Baba Brinkman, literary rapper

On Wednesday, October 21, a Canadian rap artist named Dirk Brinkman, known better by his  nickname Baba Brinkman, visited St. George’s to perform for the grade 11s and 12s. Baba Brinkman is a Vancouver-born rapper and entertainer. He is widely recognized for his recordings and performances that combine hip hop music with literature, science and theatre. He has written and co-written six hip-hop plays which have toured the world and enjoyed successful runs at the Edinburgh Fringe Festival and off-Broadway in New York.

Baba has also released ten original rap albums on his independent label Lit Fuse Records, including most recently The Rap Guide to Wilderness and The Rap Guide to Medicine.
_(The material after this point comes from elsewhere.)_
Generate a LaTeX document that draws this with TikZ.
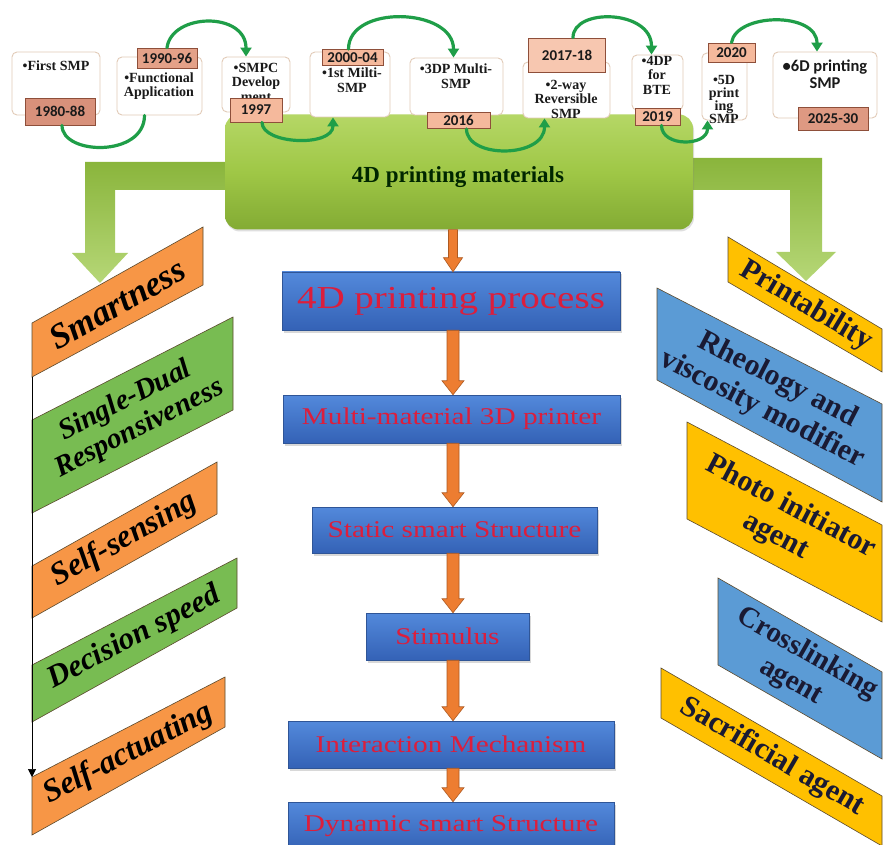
\documentclass[tikz,border=0pt]{standalone}
\usepackage{fontspec}
\setmainfont{Liberation Serif}
\newfontfamily\wideserif{Liberation Serif}[FakeStretch=1.22]
\newfontfamily\labelsans{Carlito}
\usetikzlibrary{calc,shadows,arrows.meta}

\definecolor{arcgreen}{HTML}{1F9E48}
\definecolor{tlborder}{HTML}{E2CBB8}
\definecolor{yearlight}{HTML}{F5B99C}
\definecolor{yeardark}{HTML}{D8917B}
\definecolor{yearborder}{HTML}{8E4F3A}
\definecolor{tltext}{HTML}{1A1A1A}
\definecolor{procTop}{HTML}{5389DB}
\definecolor{procBot}{HTML}{3462B6}
\definecolor{procborder}{HTML}{2F5597}
\definecolor{proctext}{HTML}{DC1E3C}
\definecolor{arrorange}{HTML}{ED7D31}
\definecolor{arrdark}{HTML}{AE5A21}
\definecolor{lorange}{HTML}{F79646}
\definecolor{lgreen}{HTML}{78BC52}
\definecolor{ryellow}{HTML}{FFC000}
\definecolor{rblue}{HTML}{5B9BD5}
\definecolor{paraborder}{HTML}{5B4A2E}
\definecolor{matTop}{HTML}{B5D766}
\definecolor{matMid}{HTML}{9FC746}
\definecolor{matBot}{HTML}{83AB34}
\definecolor{bandTop}{HTML}{8AB53C}
\definecolor{bandBot}{HTML}{B6D777}
\definecolor{rtext}{HTML}{1A1A33}

% orange block arrow between two stacked boxes, along the vertical axis
\newcommand\flowarrow[3][6pt]{%
  \path[orarr] let \p1=(#2.south -| axis), \p2=(#3.north -| axis) in
    (\x1-#1,\y1) -- (\x1+#1,\y1) -- (\x1+#1,\y2+14pt) -- (\x1+#1+5pt,\y2+14pt)
    -- (\x1,\y2) -- (\x1-#1-5pt,\y2+14pt) -- (\x1-#1,\y2+14pt) -- cycle;}

\begin{document}
\begin{tikzpicture}[x=1pt,y=-1pt,
  tlbox/.style={draw=tlborder, fill=white, rounded corners=5pt, line width=0.9pt, inner sep=0pt},
  tltxt/.style={font=\bfseries\fontsize{14}{14.5}\selectfont, align=center, text=tltext, inner sep=0pt},
  year/.style={draw=yearborder, fill=yearlight, line width=0.8pt, inner sep=0pt,
    font=\labelsans\bfseries\fontsize{15}{16}\selectfont, text=tltext},
  garc/.style={draw=arcgreen, line width=3.2pt, line cap=round},
  gtip/.style={-{Triangle[length=9pt,width=11pt]}},
  proc/.style={draw=procborder, line width=0.5pt, top color=procTop, bottom color=procBot,
    drop shadow={opacity=0.3, shadow xshift=1.5pt, shadow yshift=-2.5pt},
    text=proctext, font=\wideserif\fontsize{24}{26}\selectfont, inner sep=0pt},
  orarr/.style={fill=arrorange, draw=arrdark, line width=0.6pt},
  lpar/.style={draw=paraborder, line width=0.6pt},
  ltxt/.style={font=\bfseries\itshape, text=black, align=center, inner sep=0pt},
  rtxt/.style={font=\bfseries, text=rtext, align=center, inner sep=0pt},
  band/.style={top color=bandTop, bottom color=bandBot},
]
\useasboundingbox (0,0) rectangle (884,845);
\clip (0,0) rectangle (884,845);
\fill[white] (0,0) rectangle (884,845);
\coordinate (axis) at (453,0);

% ---------- left column: smart properties ----------
\path[lpar, fill=lorange] (32,323) -- (203,227) -- (203,285) -- (32,377) coordinate (sm-bl) -- cycle;
\node[ltxt, rotate=29.3, font=\bfseries\itshape\fontsize{35}{35}\selectfont] (smart) at (117.5,304) {Smartness};

\path[lpar, fill=lgreen] (32,420) -- (233,317) -- (233,410) -- (32,513) -- cycle;
\node[ltxt, rotate=27.1, font=\bfseries\itshape\fontsize{29}{31}\selectfont] (dual) at (132.5,415) {Single-Dual\\Responsiveness};

\path[lpar, fill=lorange] (32,566) -- (217,462) -- (217,514) -- (32,618) -- cycle;
\node[ltxt, rotate=29.4, font=\bfseries\itshape\fontsize{32}{32}\selectfont] (sense) at (124.5,540) {Self-sensing};

\path[lpar, fill=lgreen] (32,665) -- (237,558) -- (237,608) -- (32,722) -- cycle;
\node[ltxt, rotate=27.6, font=\bfseries\itshape\fontsize{31}{31}\selectfont] (speed) at (134.5,638) {Decision speed};

\path[lpar, fill=lorange] (32,777) coordinate (act-tl) -- (225,677) -- (225,727) -- (32,835) -- cycle;
\node[ltxt, rotate=27.4, font=\bfseries\itshape\fontsize{32}{32}\selectfont] (actuate) at (128.5,754) {Self-actuating};

\draw[line width=0.7pt, -{Triangle[length=8pt,width=8pt]}] (sm-bl) -- (act-tl);

% ---------- right column: printability requirements ----------
\path[lpar, fill=ryellow] (728,237) -- (882,329) -- (882,372) -- (728,282) -- cycle;
\node[rtxt, rotate=-30.9, font=\bfseries\fontsize{30}{30}\selectfont] (print) at (806,306) {Printability};

\path[lpar, fill=rblue] (657,288) -- (882,404) -- (882,502) -- (657,380) -- cycle;
\node[rtxt, rotate=-27.3, font=\bfseries\fontsize{30}{33}\selectfont] (rheo) at (770,395) {Rheology and\\viscosity modifier};

\path[lpar, fill=ryellow] (687,422) -- (882,525) -- (882,622) -- (687,519) -- cycle;
\node[rtxt, rotate=-27.8, font=\bfseries\fontsize{30}{33}\selectfont] (photo) at (783,522) {Photo initiator\\agent};

\path[lpar, fill=rblue] (718,578) -- (882,672) -- (882,759) -- (718,665) -- cycle;
\node[rtxt, rotate=-29.8, font=\bfseries\fontsize{29}{32}\selectfont] (cross) at (799,668) {Crosslinking\\agent};

\path[lpar, fill=ryellow] (661,668) -- (882,796) -- (882,846) -- (661,718) -- cycle;
\node[rtxt, rotate=-30.1, font=\bfseries\fontsize{30}{30}\selectfont] (sacr) at (772,757) {Sacrificial agent};

% ---------- green branch arrows ----------
\path[band] (230,162) -- (85,162) -- (85,253) -- (72,253) -- (100,283) -- (128,253)
  -- (115,253) -- (115,190) -- (230,190) -- cycle;
\path[band] (688,158) -- (822,158) -- (822,252) -- (836,252) -- (806,281) -- (776,252)
  -- (790,252) -- (790,190) -- (688,190) -- cycle;

% ---------- materials block ----------
\node[rounded corners=14pt, minimum width=468pt, minimum height=115pt, inner sep=0pt,
  top color=matTop, bottom color=matBot, middle color=matMid,
  drop shadow={opacity=0.25, shadow xshift=1pt, shadow yshift=-2pt}] (mat) at (459,172) {};
\node[font=\bfseries\fontsize{23}{24}\selectfont, text=black!85!green, inner sep=0pt] (matlbl) at (458,177) {4D printing materials};

% ---------- process chain ----------
\node[proc, minimum width=338pt, minimum height=58pt, font=\wideserif\fontsize{32}{34}\selectfont] (p1) at (451,301) {4D printing process};
\node[proc, minimum width=337pt, minimum height=48pt] (p2) at (451.5,419) {Multi-material 3D printer};
\node[proc, minimum width=285pt, minimum height=46pt] (p3) at (454.5,530) {Static smart Structure};
\node[proc, minimum width=163pt, minimum height=47pt] (p4) at (447.5,636.5) {Stimulus};
\node[proc, minimum width=326pt, minimum height=47pt] (p5) at (451,744.5) {Interaction Mechanism};
\node[proc, minimum width=326pt, minimum height=48pt] (p6) at (451,826) {Dynamic smart Structure};

\flowarrow[4.5pt]{mat}{p1}
\flowarrow{p1}{p2}
\flowarrow{p2}{p3}
\flowarrow{p3}{p4}
\flowarrow{p4}{p5}
\flowarrow{p5}{p6}

% ---------- timeline boxes ----------
\node[tlbox, minimum width=88pt, minimum height=63pt] (b1) at (56,83.5) {};
\node[tlbox, minimum width=85pt, minimum height=58pt] (b2) at (159.5,86) {};
\node[tlbox, minimum width=68pt, minimum height=55pt] (b3) at (256,84.5) {};
\node[tlbox, minimum width=80pt, minimum height=65pt] (b4) at (350,84.5) {};
\node[tlbox, minimum width=93pt, minimum height=57pt] (b5) at (456.5,86.5) {};
\node[tlbox, minimum width=87pt, minimum height=56pt] (b6) at (566.5,90) {};
\node[tlbox, minimum width=51pt, minimum height=55pt] (b7) at (657.5,82.5) {};
\node[tlbox, minimum width=45pt, minimum height=67pt] (b8) at (724.5,86.5) {};
\node[tlbox, minimum width=104pt, minimum height=66pt] (b9) at (825,85) {};

\node[tltxt] (t1) at (56,66) {•First SMP};
\node[tltxt] (t2) at (159,86) {•Functional\\Application};
\node[tltxt] (t3) at (256,82) {•SMPC\\Develop\\ment};
\node[tltxt] (t4) at (352,80) {•1st Milti-\\SMP};
\node[tltxt] (t5) at (456,76) {•3DP Multi-\\SMP};
\node[tltxt] (t6) at (566,99) {•2-way\\Reversible\\SMP};
\node[tltxt] (t7) at (657,75) {•4DP\\for\\BTE};
\node[tltxt, font=\bfseries\fontsize{14}{13}\selectfont] (t8) at (724,99) {•5D\\print\\ing\\SMP};
\node[tltxt, font=\labelsans\bfseries\fontsize{16.5}{17}\selectfont] (t9) at (825,74) {•6D printing\\SMP};

% ---------- year tags ----------
\node[year, fill=yeardark, minimum width=70pt, minimum height=27pt] (y1) at (60,111.5) {1980-88};
\node[year, fill=yeardark!60!yearlight, minimum width=60pt, minimum height=20pt] (y2) at (167,58) {1990-96};
\node[year, minimum width=52pt, minimum height=24pt] (y3) at (256,110) {1997};
\node[year, minimum width=61pt, minimum height=16pt] (y4) at (352.5,57.5) {2000-04};
\node[year, minimum width=63pt, minimum height=16pt] (y5) at (458.5,120.5) {2016};
\node[year, fill=yearlight!80!white, minimum width=77pt, minimum height=34pt] (y6) at (567,55) {2017-18};
\node[year, minimum width=45pt, minimum height=17pt] (y7) at (657.5,116.5) {2019};
\node[year, minimum width=47pt, minimum height=19pt] (y8) at (731.5,52.5) {2020};
\node[year, fill=yeardark!80!yearlight, minimum width=70pt, minimum height=23pt] (y9) at (833,118.5) {2025-30};

% ---------- timeline links ----------
\draw[garc] ([xshift=2pt]y1.south) .. controls +(0,30) and +(0,42) .. ([xshift=-15pt]b2.south);
\draw[garc, gtip] (y2.north) .. controls +(5,-35) and +(0,-45) .. ([xshift=-10pt]b3.north);
\draw[garc, gtip] ([xshift=6pt]y3.south) .. controls +(0,22) and +(0,30) .. ([xshift=-17pt]b4.south);
\draw[garc, gtip] ([xshift=-4pt]y4.north) .. controls +(0,-45) and +(0,-50) .. ([xshift=-3pt]b5.north);
\draw[garc, gtip] ([xshift=8pt]y5.south) .. controls +(0,30) and +(0,40) .. ([xshift=-22pt]b6.south);
\draw[garc, gtip] ([xshift=6pt]y6.north) .. controls +(0,-30) and +(0,-45) .. ([xshift=-6pt]b7.north);
\draw[garc, gtip] ([xshift=4pt]y7.south) .. controls +(0,22) and +(0,26) .. ([xshift=-17pt]b8.south);
\draw[garc, gtip] (y8.north) .. controls +(5,-30) and +(0,-40) .. ([xshift=-8pt]b9.north);
\end{tikzpicture}
\end{document}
At lunch, Baba hosted a Q&A session before his presentation so students could get to know him better before they watched his presentation.

One thing he explained was the process he goes through when writing a song. “I work with a bunch of producers who send me their half-made songs, and I’ll have a project that I’m writing about, let’s say climate change. So I want a beat that captures the seriousness of the topic, so I’ll go through the beats and be like no, that’s too happy, no, that’s too silly, until I find the one that gives the perfect sound. Then I’ll play that beat on an 8-bar loop for hours and then go to a Word document and just write it out. If I get stuck, I’ll go read an article on what I’m trying to capture and pull a phrase out of it and try and fit that phrase to the beat and build on that.”
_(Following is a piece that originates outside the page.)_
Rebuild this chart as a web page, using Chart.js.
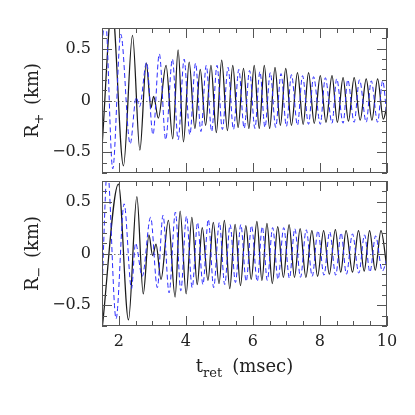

When asked about why he uses rap as his form of communication about these topics, Baba gave a very interesting response. “Well the reason I use rap is because I love rap. I just really resonate and love the craft of a rap song and I’ve always valued literary craftsmanship above all other art forms, it was just what I was the best at my self and what I found the most enjoyable. So when I discovered it I was like, the new shakespeares are going to be rappers and I want to master this craft and use it to communicate. I think I would be just as passionate about my ideas and these topics whatever the medium was that I expressed them in. So I think to answer your question I am passionate about both, I love rapping which is why I am rapping, and I am passionate about the ideas which is why the ideas are the substance of what I’m rapping about. I’ll discover things and think “how doesn’t anybody know about this, this is so important, why is everyone talking about the Kardashians instead of this?” So then I’ll be like, that’s what I’m going to write a rap song about.”
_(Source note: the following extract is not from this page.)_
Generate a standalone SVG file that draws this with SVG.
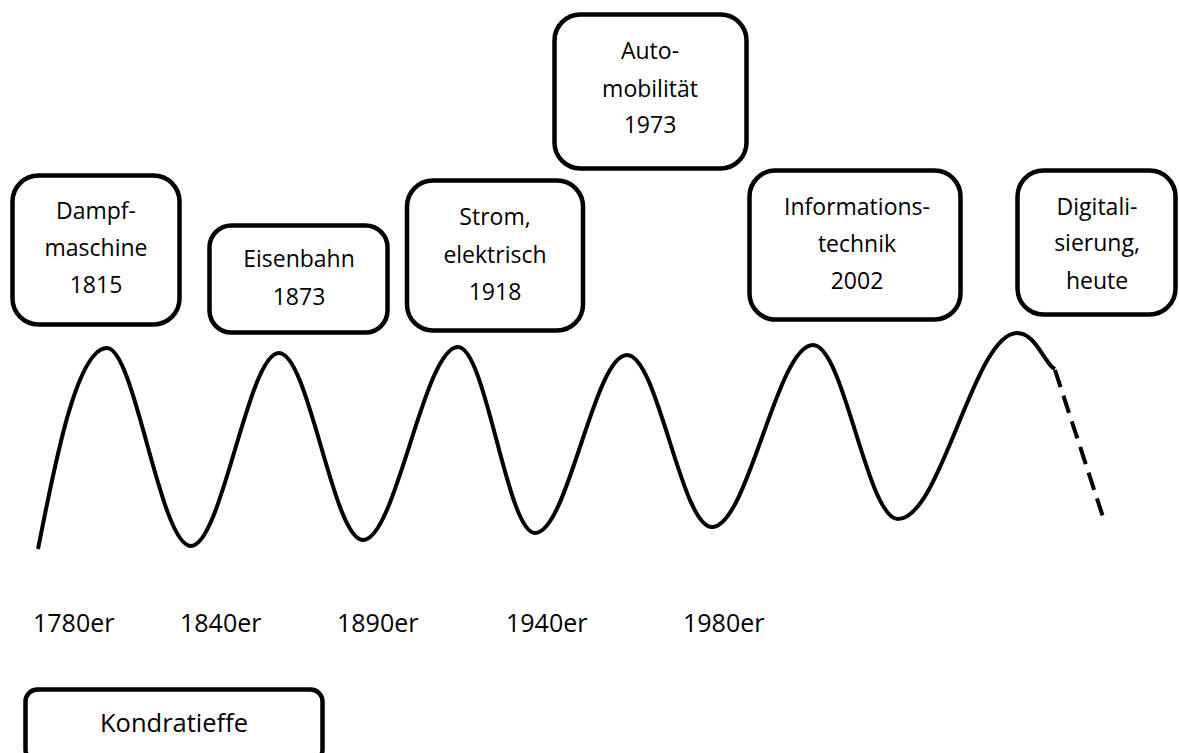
<svg xmlns="http://www.w3.org/2000/svg" width="1179" height="753" viewBox="0 0 1179 753">
<style>
.box{fill:#fff;stroke:#000;stroke-width:4.5}
.t{font-family:"Open Sans","Liberation Sans",sans-serif;font-size:23px;fill:#000;text-anchor:middle}
.y{font-family:"Open Sans","Liberation Sans",sans-serif;font-size:25px;fill:#000}
.wave{fill:none;stroke:#000;stroke-width:4;stroke-linecap:butt}
</style>
<rect width="1179" height="753" fill="#fff"/>
<g id="curve">
<path class="wave" d="M38,549 C52,480 75,348 107,348 C135,348 160,546 191,546 C222,546 248,353 279,353 C309,353 333,540 363,540 C396,540 424,347 458,347 C486,347 507,533 535,533 C568,533 594,355 627,355 C658,355 681,527 712,527 C748,527 777,345 813,345 C844,345 867,519 898,519 C941,519 974,333 1017,333 C1032,333 1040,352 1048,362 Q1051,367 1055,369"/>
<path class="wave" d="M1055,370 L1105,523" stroke-dasharray="18 9"/>
</g>
<g id="n1"><rect class="box" x="12.5" y="175.5" width="167" height="149" rx="26"/>
<text class="t" x="96" y="219">Dampf-</text><text class="t" x="96" y="256">maschine</text><text class="t" x="96" y="293">1815</text></g>
<g id="n2"><rect class="box" x="209.5" y="225.5" width="178" height="107" rx="22"/>
<text class="t" x="299" y="267">Eisenbahn</text><text class="t" x="299" y="305">1873</text></g>
<g id="n3"><rect class="box" x="407" y="180.5" width="176" height="150" rx="26"/>
<text class="t" x="495" y="225">Strom,</text><text class="t" x="495" y="263">elektrisch</text><text class="t" x="495" y="300">1918</text></g>
<g id="n4"><rect class="box" x="554.5" y="14.5" width="192" height="154" rx="26"/>
<text class="t" x="650" y="59">Auto-</text><text class="t" x="650" y="97">mobilität</text><text class="t" x="650" y="133">1973</text></g>
<g id="n5"><rect class="box" x="749.5" y="170.5" width="211" height="149" rx="26"/>
<text class="t" x="857" y="215">Informations-</text><text class="t" x="857" y="252">technik</text><text class="t" x="857" y="289">2002</text></g>
<g id="n6"><rect class="box" x="1017.5" y="170.5" width="158" height="144" rx="26"/>
<text class="t" x="1097" y="215">Digitali-</text><text class="t" x="1097" y="251">sierung,</text><text class="t" x="1097" y="289">heute</text></g>
<g id="labels">
<text class="y" x="33" y="632">1780er</text>
<text class="y" x="180" y="632">1840er</text>
<text class="y" x="337" y="632">1890er</text>
<text class="y" x="506" y="632">1940er</text>
<text class="y" x="683" y="632">1980er</text>
</g>
<g id="legend"><rect class="box" x="25.5" y="689.5" width="297" height="72" rx="12"/>
<text class="t" x="174" y="732" style="font-size:25.5px">Kondratieffe</text></g>
</svg>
After the Q&A session, Baba and the students proceeded to the auditorium where he performed his brand new show called the Rap Guide to Climate Chaos. He wowed the audience with his ability to rap about such important topics in a way that was unique and smooth. He rapped several songs about climate, bringing a new and fresh sound while keeping the audience engaged with his energy and entertaining personality.  Grade 11 student William Chen said,  “Call it lyrical acrobatics, but there was definitely some magic involved in the way he chose words that rhymed and made sense in context to the song.”  

Once he finished the show, he held another short Q&A session where he responded to three different students. Then, to the amazement of all, he performed a freestyle rap responding to each of the three questions again, in more depth and with improvised rhymes. Students were blown away at how he was able to simultaneously rap on the spot and still make a catchy and informative piece of art.

Baba Brinkman’s show was an educational performance that gave the audience a uniquely-delivered message on important global topics.  After the show, Alvin Tsuei (grade 11) said, “I think that his performance really highlighted the beauty of literature, and how versatile it truly could be. On paper, his raps could be seen as passionate poems on issues like climate change. However, converting those words to rap added a brand new dimension to his work and enhanced the meaning of his messages.”